The University Record, December 18, 2000

Memorial plaque rededicated to alumni war veterans

By Joanne Nesbit
News and Information Services

President Lee C. Bollinger made comments at the Dec. 14 ceremony rededicating a memorial plaque honoring alumni who served in various wars.
It was unveiled in 1914, removed in the 1960s during a renovation project, and mounted and rededicated Dec. 14. This large bronze plaque, recently reinstalled in the north stairwell of Alumni Memorial Hall, signifies the dedication of the building to “all who have served in the wars of their country, either in the naval or military departments.”

The building itself, now commonly known as the Museum of Art but officially Alumni Memorial Hall, at one time was home to the Alumni Association during the same period it housed the University’s art collection. The plaque is the work of A.A. Weinmann, a New York sculptor.

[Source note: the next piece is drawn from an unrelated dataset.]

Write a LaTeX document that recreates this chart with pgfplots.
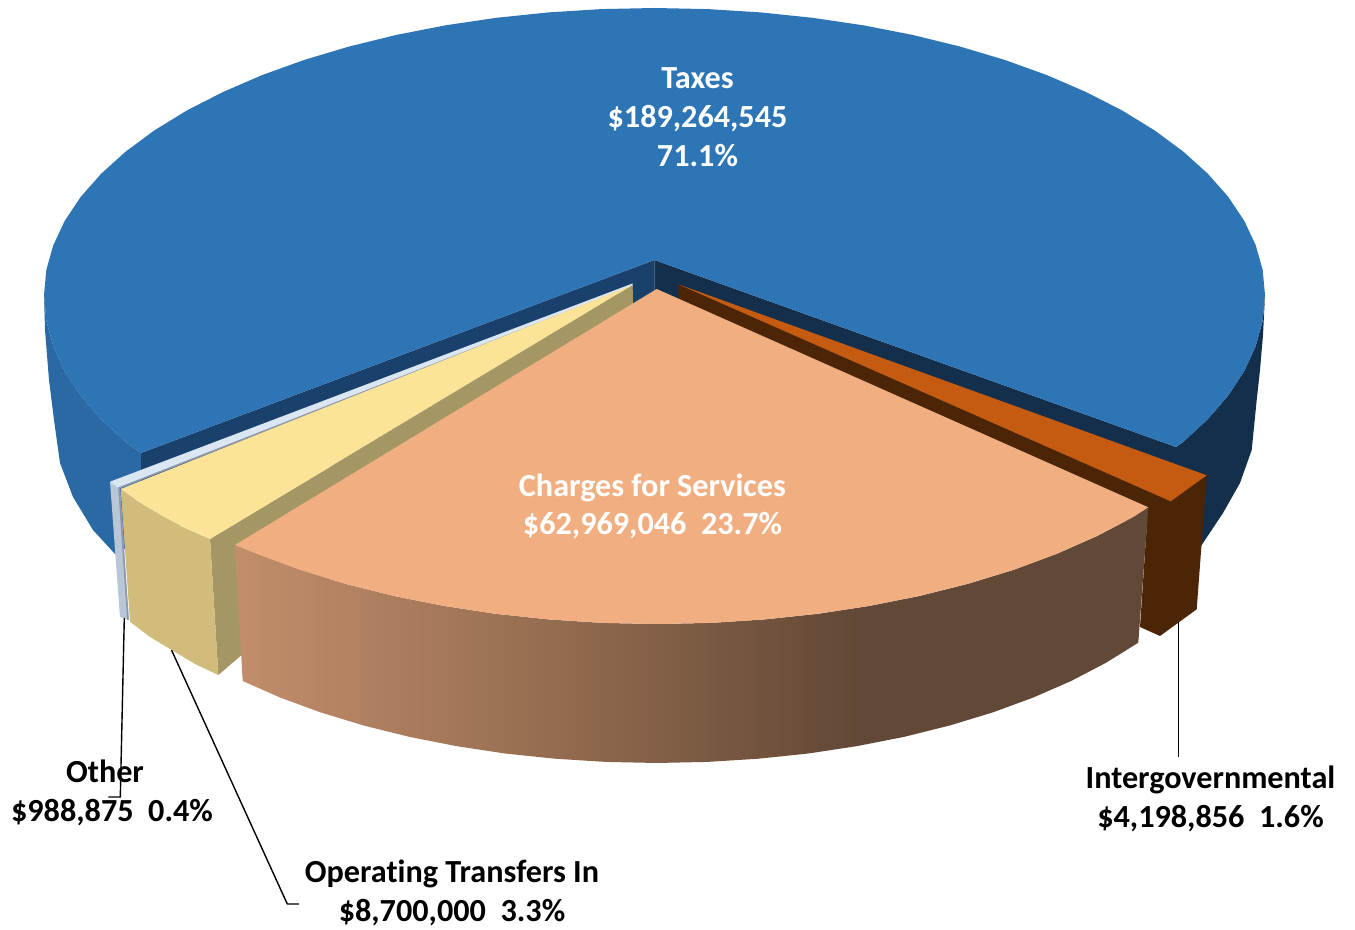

The ceremony featured Civil War re-enactors, such as U-M alumnus Rob Stone, a member of the Civil War Roundtable, one of several organizations instrumental in locating, restoring and reinstalling the plaque.
At the initial dedication June 24, 1910, Judge Claudius B. Grant told those gathered for the occasion that the tablet registered “in imperishable form your main purpose in erecting Alumni Memorial Hall. The tablet tells the story in words more eloquent than any I could utter.” Grant reminded the crowd that from the time of the first U-M graduating class in 1845 until the current year (1910) “the sons of our alma mater have responded to every call to arms made by their country. They were found fighting on the battle fields of Mexico in 1847; of that great four years’ contest 1861–65 . . ., and of the war in Spain in 1898. In these three wars, 1,943 of the sons of this University served their country as soldiers. Fifteen hundred and fourteen of this number served in the Civil War.”

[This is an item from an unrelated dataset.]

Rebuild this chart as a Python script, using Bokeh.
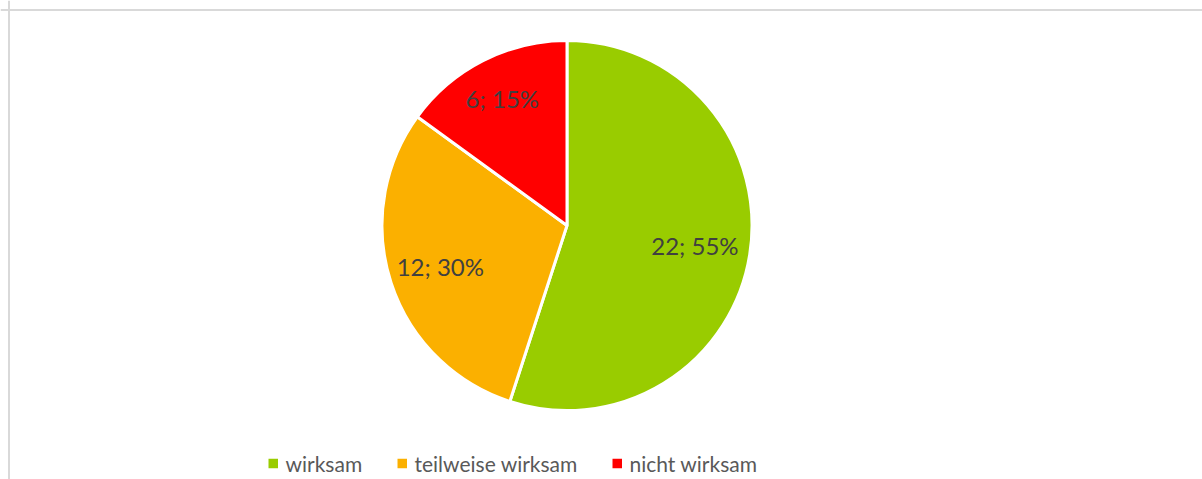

The University has two buildings dedicated as war memorials—Alumni Memorial Hall and Michigan Stadium.

The Regents dedicated the football stadium as a memorial in the 1940s. Marshall Fredericks’ “American Eagle” at the stadium’s main entrance has its wings extended and its head down in a guarded position, to protect the wreath of honor at its feet. This monument is inscribed, “In memory of the men and women of the University of Michigan who gave their lives for their country.”